■ **What this task involves**
Return the lines below exactly, from the first line to the line that contains "const ferriteValues = [3.7, 3.5, 2.5, 1.9, 1.4, 1.0];". Leave out pictures.

■ **Provided material**
○ ○ ○ ○
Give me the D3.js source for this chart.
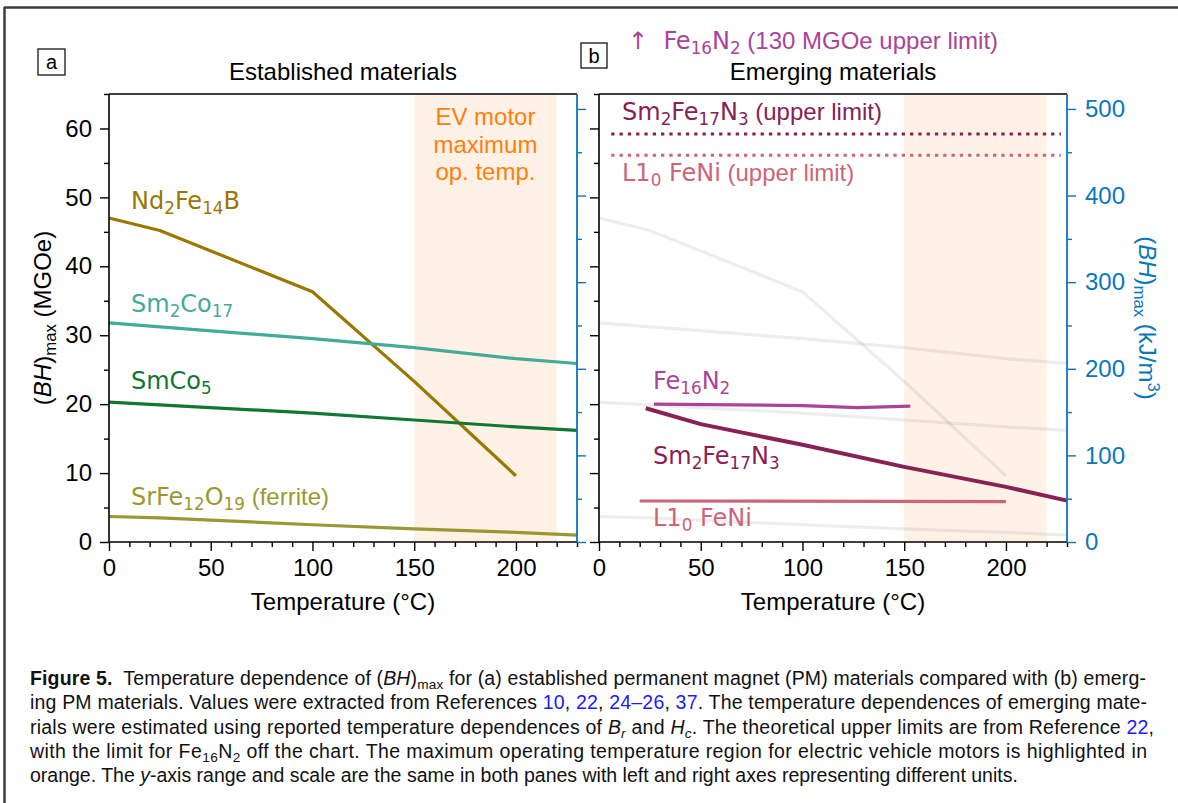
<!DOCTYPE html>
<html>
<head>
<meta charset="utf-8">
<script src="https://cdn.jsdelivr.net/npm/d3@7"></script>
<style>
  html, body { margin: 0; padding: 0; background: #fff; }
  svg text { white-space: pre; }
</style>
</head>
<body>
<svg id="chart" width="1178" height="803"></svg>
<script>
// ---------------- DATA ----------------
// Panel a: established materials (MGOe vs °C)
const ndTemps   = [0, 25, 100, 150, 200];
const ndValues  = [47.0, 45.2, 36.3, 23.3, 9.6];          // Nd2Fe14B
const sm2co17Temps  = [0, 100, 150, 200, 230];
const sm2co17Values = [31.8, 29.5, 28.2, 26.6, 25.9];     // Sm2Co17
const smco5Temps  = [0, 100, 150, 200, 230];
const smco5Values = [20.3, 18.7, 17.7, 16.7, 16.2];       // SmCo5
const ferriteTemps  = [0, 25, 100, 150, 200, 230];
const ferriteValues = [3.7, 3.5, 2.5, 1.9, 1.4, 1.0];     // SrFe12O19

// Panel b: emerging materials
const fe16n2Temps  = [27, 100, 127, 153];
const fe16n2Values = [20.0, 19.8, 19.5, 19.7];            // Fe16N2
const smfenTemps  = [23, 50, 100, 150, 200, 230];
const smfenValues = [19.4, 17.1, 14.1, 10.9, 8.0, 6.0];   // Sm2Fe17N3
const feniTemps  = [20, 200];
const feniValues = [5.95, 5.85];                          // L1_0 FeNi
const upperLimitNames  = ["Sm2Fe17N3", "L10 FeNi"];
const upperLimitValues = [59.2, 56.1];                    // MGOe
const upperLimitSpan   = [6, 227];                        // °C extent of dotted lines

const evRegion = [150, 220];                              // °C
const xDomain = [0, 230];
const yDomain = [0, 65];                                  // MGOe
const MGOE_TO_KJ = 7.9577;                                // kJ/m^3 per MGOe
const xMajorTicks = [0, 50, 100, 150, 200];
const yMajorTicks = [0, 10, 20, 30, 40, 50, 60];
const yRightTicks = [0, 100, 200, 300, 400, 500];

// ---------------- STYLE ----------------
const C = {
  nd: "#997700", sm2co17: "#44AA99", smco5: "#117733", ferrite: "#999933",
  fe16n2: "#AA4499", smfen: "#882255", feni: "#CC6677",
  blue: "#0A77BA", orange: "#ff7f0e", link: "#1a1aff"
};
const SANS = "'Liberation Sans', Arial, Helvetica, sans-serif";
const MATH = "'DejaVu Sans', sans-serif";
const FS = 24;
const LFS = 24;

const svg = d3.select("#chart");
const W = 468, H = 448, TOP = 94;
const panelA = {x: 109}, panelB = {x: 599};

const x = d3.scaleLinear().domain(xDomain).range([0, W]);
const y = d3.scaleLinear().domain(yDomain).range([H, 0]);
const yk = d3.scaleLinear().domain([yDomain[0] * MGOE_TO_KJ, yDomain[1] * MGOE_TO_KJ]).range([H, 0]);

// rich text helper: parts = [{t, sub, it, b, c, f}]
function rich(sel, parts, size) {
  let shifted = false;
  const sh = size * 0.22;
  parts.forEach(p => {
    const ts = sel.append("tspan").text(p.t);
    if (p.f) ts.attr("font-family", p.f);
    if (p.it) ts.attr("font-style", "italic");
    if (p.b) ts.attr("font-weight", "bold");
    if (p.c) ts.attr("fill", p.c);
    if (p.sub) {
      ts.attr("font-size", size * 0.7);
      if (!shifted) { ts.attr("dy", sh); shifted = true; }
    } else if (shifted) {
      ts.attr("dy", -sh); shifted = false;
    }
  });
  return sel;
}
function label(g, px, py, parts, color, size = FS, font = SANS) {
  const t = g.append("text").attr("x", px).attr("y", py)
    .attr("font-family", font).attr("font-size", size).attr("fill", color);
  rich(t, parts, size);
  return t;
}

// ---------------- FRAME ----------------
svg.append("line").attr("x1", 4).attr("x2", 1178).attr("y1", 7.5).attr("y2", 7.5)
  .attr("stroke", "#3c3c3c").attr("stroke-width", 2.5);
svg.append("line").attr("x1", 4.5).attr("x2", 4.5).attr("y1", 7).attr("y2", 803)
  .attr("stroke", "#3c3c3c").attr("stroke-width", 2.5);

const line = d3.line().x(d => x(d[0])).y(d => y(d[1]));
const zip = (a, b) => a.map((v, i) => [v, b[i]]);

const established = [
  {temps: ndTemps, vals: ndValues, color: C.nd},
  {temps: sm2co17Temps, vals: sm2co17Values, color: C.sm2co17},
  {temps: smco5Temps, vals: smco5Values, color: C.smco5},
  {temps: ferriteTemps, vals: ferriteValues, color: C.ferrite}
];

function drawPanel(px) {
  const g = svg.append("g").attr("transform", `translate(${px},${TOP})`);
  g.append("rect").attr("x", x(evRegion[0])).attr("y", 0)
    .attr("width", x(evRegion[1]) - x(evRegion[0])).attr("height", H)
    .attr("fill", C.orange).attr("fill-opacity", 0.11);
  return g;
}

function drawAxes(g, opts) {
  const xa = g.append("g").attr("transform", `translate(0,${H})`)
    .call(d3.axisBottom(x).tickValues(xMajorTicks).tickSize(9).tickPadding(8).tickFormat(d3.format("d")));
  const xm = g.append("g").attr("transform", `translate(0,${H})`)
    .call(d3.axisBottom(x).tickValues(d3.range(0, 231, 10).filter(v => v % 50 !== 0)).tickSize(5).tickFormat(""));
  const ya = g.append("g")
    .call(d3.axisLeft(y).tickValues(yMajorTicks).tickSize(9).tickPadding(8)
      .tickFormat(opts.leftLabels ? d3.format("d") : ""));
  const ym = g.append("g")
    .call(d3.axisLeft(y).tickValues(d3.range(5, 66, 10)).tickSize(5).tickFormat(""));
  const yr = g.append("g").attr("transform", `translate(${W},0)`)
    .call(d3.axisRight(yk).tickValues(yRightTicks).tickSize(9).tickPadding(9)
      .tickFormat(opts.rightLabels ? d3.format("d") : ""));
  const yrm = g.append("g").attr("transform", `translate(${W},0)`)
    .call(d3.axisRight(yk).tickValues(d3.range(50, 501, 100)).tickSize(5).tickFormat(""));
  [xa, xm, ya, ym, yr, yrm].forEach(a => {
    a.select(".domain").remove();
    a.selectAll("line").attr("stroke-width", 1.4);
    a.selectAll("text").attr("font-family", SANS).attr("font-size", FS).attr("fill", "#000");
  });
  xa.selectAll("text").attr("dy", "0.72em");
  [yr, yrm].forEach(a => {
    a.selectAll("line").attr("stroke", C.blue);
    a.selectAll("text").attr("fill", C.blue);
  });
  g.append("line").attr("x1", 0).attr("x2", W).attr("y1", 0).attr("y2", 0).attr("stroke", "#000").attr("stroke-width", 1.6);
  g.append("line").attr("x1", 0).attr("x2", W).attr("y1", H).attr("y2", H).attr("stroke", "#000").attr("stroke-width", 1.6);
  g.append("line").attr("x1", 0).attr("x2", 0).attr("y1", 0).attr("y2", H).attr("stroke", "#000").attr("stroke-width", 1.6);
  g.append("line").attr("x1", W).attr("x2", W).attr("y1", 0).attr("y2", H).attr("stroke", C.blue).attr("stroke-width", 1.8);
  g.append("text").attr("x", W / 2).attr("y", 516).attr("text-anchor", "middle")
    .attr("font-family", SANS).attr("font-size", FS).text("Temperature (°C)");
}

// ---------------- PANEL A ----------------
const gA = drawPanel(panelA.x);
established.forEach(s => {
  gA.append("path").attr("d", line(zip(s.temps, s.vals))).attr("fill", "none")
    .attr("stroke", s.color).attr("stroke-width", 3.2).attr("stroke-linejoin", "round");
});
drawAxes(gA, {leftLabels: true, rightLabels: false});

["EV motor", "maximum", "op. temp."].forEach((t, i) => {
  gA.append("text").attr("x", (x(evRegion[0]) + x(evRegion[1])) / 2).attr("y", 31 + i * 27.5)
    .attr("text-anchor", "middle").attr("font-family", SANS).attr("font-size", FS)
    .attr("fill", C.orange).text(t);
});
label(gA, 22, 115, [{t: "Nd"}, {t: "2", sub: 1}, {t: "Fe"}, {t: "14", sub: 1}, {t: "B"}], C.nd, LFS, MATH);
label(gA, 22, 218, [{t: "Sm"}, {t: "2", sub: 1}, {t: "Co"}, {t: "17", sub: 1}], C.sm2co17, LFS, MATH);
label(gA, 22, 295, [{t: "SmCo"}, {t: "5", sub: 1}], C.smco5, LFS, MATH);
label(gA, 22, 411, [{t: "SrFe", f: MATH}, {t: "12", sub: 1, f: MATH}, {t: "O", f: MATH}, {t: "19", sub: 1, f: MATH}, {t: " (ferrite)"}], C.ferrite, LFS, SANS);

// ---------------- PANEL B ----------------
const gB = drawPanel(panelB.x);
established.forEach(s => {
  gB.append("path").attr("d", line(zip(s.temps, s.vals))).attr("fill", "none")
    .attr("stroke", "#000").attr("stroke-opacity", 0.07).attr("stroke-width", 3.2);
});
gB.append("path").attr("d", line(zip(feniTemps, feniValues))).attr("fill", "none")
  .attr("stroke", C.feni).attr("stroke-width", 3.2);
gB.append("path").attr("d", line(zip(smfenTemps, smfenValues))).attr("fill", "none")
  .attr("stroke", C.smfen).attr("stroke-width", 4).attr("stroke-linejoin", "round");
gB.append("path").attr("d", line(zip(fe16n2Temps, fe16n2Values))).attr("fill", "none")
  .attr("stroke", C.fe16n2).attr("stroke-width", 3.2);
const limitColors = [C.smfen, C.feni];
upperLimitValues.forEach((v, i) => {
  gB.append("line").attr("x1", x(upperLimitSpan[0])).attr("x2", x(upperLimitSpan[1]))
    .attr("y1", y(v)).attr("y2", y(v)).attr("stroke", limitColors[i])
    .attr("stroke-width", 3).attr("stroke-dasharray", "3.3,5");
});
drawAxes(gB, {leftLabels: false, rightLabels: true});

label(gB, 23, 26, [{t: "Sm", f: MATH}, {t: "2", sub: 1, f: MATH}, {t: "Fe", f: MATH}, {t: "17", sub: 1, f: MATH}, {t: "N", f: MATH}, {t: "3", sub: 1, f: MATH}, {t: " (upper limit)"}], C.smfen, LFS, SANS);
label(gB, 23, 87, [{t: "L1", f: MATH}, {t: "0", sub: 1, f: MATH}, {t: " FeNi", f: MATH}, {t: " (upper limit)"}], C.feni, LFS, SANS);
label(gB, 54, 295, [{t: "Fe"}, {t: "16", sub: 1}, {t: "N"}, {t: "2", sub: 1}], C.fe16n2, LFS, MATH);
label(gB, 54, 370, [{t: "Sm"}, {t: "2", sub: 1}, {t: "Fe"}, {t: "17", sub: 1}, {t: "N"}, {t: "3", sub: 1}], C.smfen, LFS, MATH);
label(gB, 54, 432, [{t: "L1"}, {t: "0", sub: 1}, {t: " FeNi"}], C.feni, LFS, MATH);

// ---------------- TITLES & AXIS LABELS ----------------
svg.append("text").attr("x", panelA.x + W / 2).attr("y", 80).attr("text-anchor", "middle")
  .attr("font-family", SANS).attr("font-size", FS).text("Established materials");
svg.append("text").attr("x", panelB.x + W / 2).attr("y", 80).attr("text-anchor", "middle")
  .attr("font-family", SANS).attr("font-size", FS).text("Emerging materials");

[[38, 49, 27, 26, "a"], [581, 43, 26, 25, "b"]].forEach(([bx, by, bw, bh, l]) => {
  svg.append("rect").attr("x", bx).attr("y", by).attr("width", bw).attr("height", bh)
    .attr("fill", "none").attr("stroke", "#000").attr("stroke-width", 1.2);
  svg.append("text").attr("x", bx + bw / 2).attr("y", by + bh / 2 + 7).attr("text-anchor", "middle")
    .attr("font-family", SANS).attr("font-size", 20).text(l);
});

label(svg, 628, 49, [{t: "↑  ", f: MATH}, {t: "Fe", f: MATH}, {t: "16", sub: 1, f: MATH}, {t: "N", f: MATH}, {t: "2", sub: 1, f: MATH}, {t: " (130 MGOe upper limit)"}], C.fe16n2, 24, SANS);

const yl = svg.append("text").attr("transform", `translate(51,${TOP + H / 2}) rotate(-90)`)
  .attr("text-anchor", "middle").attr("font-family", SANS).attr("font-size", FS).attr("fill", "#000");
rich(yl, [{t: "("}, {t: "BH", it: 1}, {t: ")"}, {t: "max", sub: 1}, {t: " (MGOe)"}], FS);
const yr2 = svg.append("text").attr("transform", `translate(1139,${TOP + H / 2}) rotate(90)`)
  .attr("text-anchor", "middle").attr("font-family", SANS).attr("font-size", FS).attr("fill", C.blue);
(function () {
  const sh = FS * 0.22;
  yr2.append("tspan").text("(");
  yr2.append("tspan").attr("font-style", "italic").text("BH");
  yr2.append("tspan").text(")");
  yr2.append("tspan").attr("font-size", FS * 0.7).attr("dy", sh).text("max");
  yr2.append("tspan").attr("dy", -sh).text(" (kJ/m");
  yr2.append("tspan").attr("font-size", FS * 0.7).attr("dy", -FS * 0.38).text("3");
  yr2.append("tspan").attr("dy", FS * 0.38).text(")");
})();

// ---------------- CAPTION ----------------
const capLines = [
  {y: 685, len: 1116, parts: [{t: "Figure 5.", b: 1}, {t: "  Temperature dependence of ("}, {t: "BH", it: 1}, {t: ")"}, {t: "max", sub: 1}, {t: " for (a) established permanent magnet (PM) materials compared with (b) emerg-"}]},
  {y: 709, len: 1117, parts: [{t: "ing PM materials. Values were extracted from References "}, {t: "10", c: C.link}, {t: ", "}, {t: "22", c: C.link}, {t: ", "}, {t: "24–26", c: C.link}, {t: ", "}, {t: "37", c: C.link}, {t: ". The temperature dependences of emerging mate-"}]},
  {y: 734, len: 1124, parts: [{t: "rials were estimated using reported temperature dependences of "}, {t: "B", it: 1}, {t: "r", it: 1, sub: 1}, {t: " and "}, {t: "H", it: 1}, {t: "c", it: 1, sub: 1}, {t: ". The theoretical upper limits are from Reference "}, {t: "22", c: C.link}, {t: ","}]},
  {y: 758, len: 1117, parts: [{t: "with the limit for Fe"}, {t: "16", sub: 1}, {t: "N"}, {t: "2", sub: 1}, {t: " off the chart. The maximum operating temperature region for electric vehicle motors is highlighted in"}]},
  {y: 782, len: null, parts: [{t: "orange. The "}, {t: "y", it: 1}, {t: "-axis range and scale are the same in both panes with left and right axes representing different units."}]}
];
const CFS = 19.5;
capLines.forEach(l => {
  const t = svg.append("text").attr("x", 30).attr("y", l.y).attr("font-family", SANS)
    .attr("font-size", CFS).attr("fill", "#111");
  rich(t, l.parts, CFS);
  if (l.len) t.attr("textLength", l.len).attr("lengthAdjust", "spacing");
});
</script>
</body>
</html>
○ ○ ○ ○
■ **Expected answer**
Give me the D3.js source for this chart.
<!DOCTYPE html>
<html>
<head>
<meta charset="utf-8">
<script src="https://cdn.jsdelivr.net/npm/d3@7"></script>
<style>
  html, body { margin: 0; padding: 0; background: #fff; }
  svg text { white-space: pre; }
</style>
</head>
<body>
<svg id="chart" width="1178" height="803"></svg>
<script>
// ---------------- DATA ----------------
// Panel a: established materials (MGOe vs °C)
const ndTemps   = [0, 25, 100, 150, 200];
const ndValues  = [47.0, 45.2, 36.3, 23.3, 9.6];          // Nd2Fe14B
const sm2co17Temps  = [0, 100, 150, 200, 230];
const sm2co17Values = [31.8, 29.5, 28.2, 26.6, 25.9];     // Sm2Co17
const smco5Temps  = [0, 100, 150, 200, 230];
const smco5Values = [20.3, 18.7, 17.7, 16.7, 16.2];       // SmCo5
const ferriteTemps  = [0, 25, 100, 150, 200, 230];
const ferriteValues = [3.7, 3.5, 2.5, 1.9, 1.4, 1.0];     // SrFe12O19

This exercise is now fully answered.